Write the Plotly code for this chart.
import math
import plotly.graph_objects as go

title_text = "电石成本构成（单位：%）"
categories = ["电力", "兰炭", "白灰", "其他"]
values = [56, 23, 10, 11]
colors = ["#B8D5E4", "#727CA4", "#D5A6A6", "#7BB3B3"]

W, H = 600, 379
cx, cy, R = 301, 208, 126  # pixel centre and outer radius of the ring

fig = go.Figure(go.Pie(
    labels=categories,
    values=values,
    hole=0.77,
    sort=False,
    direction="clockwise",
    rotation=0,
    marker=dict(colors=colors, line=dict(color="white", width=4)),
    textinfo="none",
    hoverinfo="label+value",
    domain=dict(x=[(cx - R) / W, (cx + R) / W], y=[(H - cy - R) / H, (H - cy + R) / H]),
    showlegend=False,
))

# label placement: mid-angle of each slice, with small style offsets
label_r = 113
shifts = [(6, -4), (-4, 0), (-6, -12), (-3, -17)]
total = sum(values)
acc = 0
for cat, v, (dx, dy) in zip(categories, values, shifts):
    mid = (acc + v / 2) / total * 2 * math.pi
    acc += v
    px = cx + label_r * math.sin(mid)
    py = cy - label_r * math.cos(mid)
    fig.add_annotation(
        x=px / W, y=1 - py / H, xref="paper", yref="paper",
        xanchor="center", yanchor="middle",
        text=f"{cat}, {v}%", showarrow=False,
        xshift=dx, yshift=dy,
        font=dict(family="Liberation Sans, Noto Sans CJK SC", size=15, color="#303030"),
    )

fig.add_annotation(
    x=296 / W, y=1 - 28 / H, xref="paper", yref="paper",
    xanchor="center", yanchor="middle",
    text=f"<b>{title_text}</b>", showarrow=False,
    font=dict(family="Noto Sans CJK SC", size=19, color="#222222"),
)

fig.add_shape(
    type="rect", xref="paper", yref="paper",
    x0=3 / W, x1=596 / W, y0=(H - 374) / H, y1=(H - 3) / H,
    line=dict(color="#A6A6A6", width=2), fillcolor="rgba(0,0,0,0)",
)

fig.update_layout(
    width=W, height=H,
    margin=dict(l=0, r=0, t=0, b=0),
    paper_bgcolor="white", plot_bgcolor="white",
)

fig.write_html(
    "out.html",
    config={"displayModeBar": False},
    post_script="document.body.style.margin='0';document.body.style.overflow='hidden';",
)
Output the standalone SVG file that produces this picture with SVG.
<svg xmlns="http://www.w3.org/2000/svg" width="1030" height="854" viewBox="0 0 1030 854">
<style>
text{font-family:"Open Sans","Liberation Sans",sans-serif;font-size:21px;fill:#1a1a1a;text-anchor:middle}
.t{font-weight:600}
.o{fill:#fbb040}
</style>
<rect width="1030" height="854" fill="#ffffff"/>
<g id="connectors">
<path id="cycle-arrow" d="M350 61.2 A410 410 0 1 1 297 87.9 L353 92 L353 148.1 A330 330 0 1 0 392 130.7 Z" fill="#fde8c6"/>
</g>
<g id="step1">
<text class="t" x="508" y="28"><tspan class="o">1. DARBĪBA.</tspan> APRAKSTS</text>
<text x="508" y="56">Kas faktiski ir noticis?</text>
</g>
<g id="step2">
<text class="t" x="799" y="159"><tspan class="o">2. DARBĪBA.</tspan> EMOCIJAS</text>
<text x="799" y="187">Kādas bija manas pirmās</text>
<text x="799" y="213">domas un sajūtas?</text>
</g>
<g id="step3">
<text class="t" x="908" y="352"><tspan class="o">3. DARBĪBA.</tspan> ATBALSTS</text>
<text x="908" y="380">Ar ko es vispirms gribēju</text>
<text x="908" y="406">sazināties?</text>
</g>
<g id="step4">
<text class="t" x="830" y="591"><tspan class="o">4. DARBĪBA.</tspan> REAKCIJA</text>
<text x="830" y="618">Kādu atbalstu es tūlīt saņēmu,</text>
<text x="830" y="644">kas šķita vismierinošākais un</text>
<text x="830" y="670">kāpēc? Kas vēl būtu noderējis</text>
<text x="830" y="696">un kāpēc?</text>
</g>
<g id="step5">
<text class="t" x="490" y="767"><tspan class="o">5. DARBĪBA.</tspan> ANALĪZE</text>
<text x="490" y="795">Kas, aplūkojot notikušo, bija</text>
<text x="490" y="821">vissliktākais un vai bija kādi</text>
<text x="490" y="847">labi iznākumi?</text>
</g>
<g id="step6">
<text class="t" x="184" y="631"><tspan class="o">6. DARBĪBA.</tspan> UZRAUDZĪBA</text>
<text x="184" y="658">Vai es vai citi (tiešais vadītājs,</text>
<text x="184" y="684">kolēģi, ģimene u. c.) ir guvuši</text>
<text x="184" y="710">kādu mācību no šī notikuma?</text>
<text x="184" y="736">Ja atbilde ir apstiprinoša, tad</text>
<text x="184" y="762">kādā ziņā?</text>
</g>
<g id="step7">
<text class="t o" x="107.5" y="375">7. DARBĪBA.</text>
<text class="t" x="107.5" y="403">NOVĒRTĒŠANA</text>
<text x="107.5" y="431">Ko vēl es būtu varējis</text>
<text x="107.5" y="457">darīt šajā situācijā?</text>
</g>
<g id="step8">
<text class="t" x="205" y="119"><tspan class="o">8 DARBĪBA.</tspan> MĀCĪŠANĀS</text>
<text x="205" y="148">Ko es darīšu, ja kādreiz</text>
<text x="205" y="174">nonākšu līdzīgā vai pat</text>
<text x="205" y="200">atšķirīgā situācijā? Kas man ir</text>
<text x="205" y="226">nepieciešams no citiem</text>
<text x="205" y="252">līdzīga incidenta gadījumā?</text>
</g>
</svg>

### What is required
Set down the material above again, word for word.

### Task solution
Write the Plotly code for this chart.
import math
import plotly.graph_objects as go

title_text = "电石成本构成（单位：%）"
categories = ["电力", "兰炭", "白灰", "其他"]
values = [56, 23, 10, 11]
colors = ["#B8D5E4", "#727CA4", "#D5A6A6", "#7BB3B3"]

W, H = 600, 379
cx, cy, R = 301, 208, 126  # pixel centre and outer radius of the ring

fig = go.Figure(go.Pie(
    labels=categories,
    values=values,
    hole=0.77,
    sort=False,
    direction="clockwise",
    rotation=0,
    marker=dict(colors=colors, line=dict(color="white", width=4)),
    textinfo="none",
    hoverinfo="label+value",
    domain=dict(x=[(cx - R) / W, (cx + R) / W], y=[(H - cy - R) / H, (H - cy + R) / H]),
    showlegend=False,
))

# label placement: mid-angle of each slice, with small style offsets
label_r = 113
shifts = [(6, -4), (-4, 0), (-6, -12), (-3, -17)]
total = sum(values)
acc = 0
for cat, v, (dx, dy) in zip(categories, values, shifts):
    mid = (acc + v / 2) / total * 2 * math.pi
    acc += v
    px = cx + label_r * math.sin(mid)
    py = cy - label_r * math.cos(mid)
    fig.add_annotation(
        x=px / W, y=1 - py / H, xref="paper", yref="paper",
        xanchor="center", yanchor="middle",
        text=f"{cat}, {v}%", showarrow=False,
        xshift=dx, yshift=dy,
        font=dict(family="Liberation Sans, Noto Sans CJK SC", size=15, color="#303030"),
    )

fig.add_annotation(
    x=296 / W, y=1 - 28 / H, xref="paper", yref="paper",
    xanchor="center", yanchor="middle",
    text=f"<b>{title_text}</b>", showarrow=False,
    font=dict(family="Noto Sans CJK SC", size=19, color="#222222"),
)

fig.add_shape(
    type="rect", xref="paper", yref="paper",
    x0=3 / W, x1=596 / W, y0=(H - 374) / H, y1=(H - 3) / H,
    line=dict(color="#A6A6A6", width=2), fillcolor="rgba(0,0,0,0)",
)

fig.update_layout(
    width=W, height=H,
    margin=dict(l=0, r=0, t=0, b=0),
    paper_bgcolor="white", plot_bgcolor="white",
)

fig.write_html(
    "out.html",
    config={"displayModeBar": False},
    post_script="document.body.style.margin='0';document.body.style.overflow='hidden';",
)
Output the standalone SVG file that produces this picture with SVG.
<svg xmlns="http://www.w3.org/2000/svg" width="1030" height="854" viewBox="0 0 1030 854">
<style>
text{font-family:"Open Sans","Liberation Sans",sans-serif;font-size:21px;fill:#1a1a1a;text-anchor:middle}
.t{font-weight:600}
.o{fill:#fbb040}
</style>
<rect width="1030" height="854" fill="#ffffff"/>
<g id="connectors">
<path id="cycle-arrow" d="M350 61.2 A410 410 0 1 1 297 87.9 L353 92 L353 148.1 A330 330 0 1 0 392 130.7 Z" fill="#fde8c6"/>
</g>
<g id="step1">
<text class="t" x="508" y="28"><tspan class="o">1. DARBĪBA.</tspan> APRAKSTS</text>
<text x="508" y="56">Kas faktiski ir noticis?</text>
</g>
<g id="step2">
<text class="t" x="799" y="159"><tspan class="o">2. DARBĪBA.</tspan> EMOCIJAS</text>
<text x="799" y="187">Kādas bija manas pirmās</text>
<text x="799" y="213">domas un sajūtas?</text>
</g>
<g id="step3">
<text class="t" x="908" y="352"><tspan class="o">3. DARBĪBA.</tspan> ATBALSTS</text>
<text x="908" y="380">Ar ko es vispirms gribēju</text>
<text x="908" y="406">sazināties?</text>
</g>
<g id="step4">
<text class="t" x="830" y="591"><tspan class="o">4. DARBĪBA.</tspan> REAKCIJA</text>
<text x="830" y="618">Kādu atbalstu es tūlīt saņēmu,</text>
<text x="830" y="644">kas šķita vismierinošākais un</text>
<text x="830" y="670">kāpēc? Kas vēl būtu noderējis</text>
<text x="830" y="696">un kāpēc?</text>
</g>
<g id="step5">
<text class="t" x="490" y="767"><tspan class="o">5. DARBĪBA.</tspan> ANALĪZE</text>
<text x="490" y="795">Kas, aplūkojot notikušo, bija</text>
<text x="490" y="821">vissliktākais un vai bija kādi</text>
<text x="490" y="847">labi iznākumi?</text>
</g>
<g id="step6">
<text class="t" x="184" y="631"><tspan class="o">6. DARBĪBA.</tspan> UZRAUDZĪBA</text>
<text x="184" y="658">Vai es vai citi (tiešais vadītājs,</text>
<text x="184" y="684">kolēģi, ģimene u. c.) ir guvuši</text>
<text x="184" y="710">kādu mācību no šī notikuma?</text>
<text x="184" y="736">Ja atbilde ir apstiprinoša, tad</text>
<text x="184" y="762">kādā ziņā?</text>
</g>
<g id="step7">
<text class="t o" x="107.5" y="375">7. DARBĪBA.</text>
<text class="t" x="107.5" y="403">NOVĒRTĒŠANA</text>
<text x="107.5" y="431">Ko vēl es būtu varējis</text>
<text x="107.5" y="457">darīt šajā situācijā?</text>
</g>
<g id="step8">
<text class="t" x="205" y="119"><tspan class="o">8 DARBĪBA.</tspan> MĀCĪŠANĀS</text>
<text x="205" y="148">Ko es darīšu, ja kādreiz</text>
<text x="205" y="174">nonākšu līdzīgā vai pat</text>
<text x="205" y="200">atšķirīgā situācijā? Kas man ir</text>
<text x="205" y="226">nepieciešams no citiem</text>
<text x="205" y="252">līdzīga incidenta gadījumā?</text>
</g>
</svg>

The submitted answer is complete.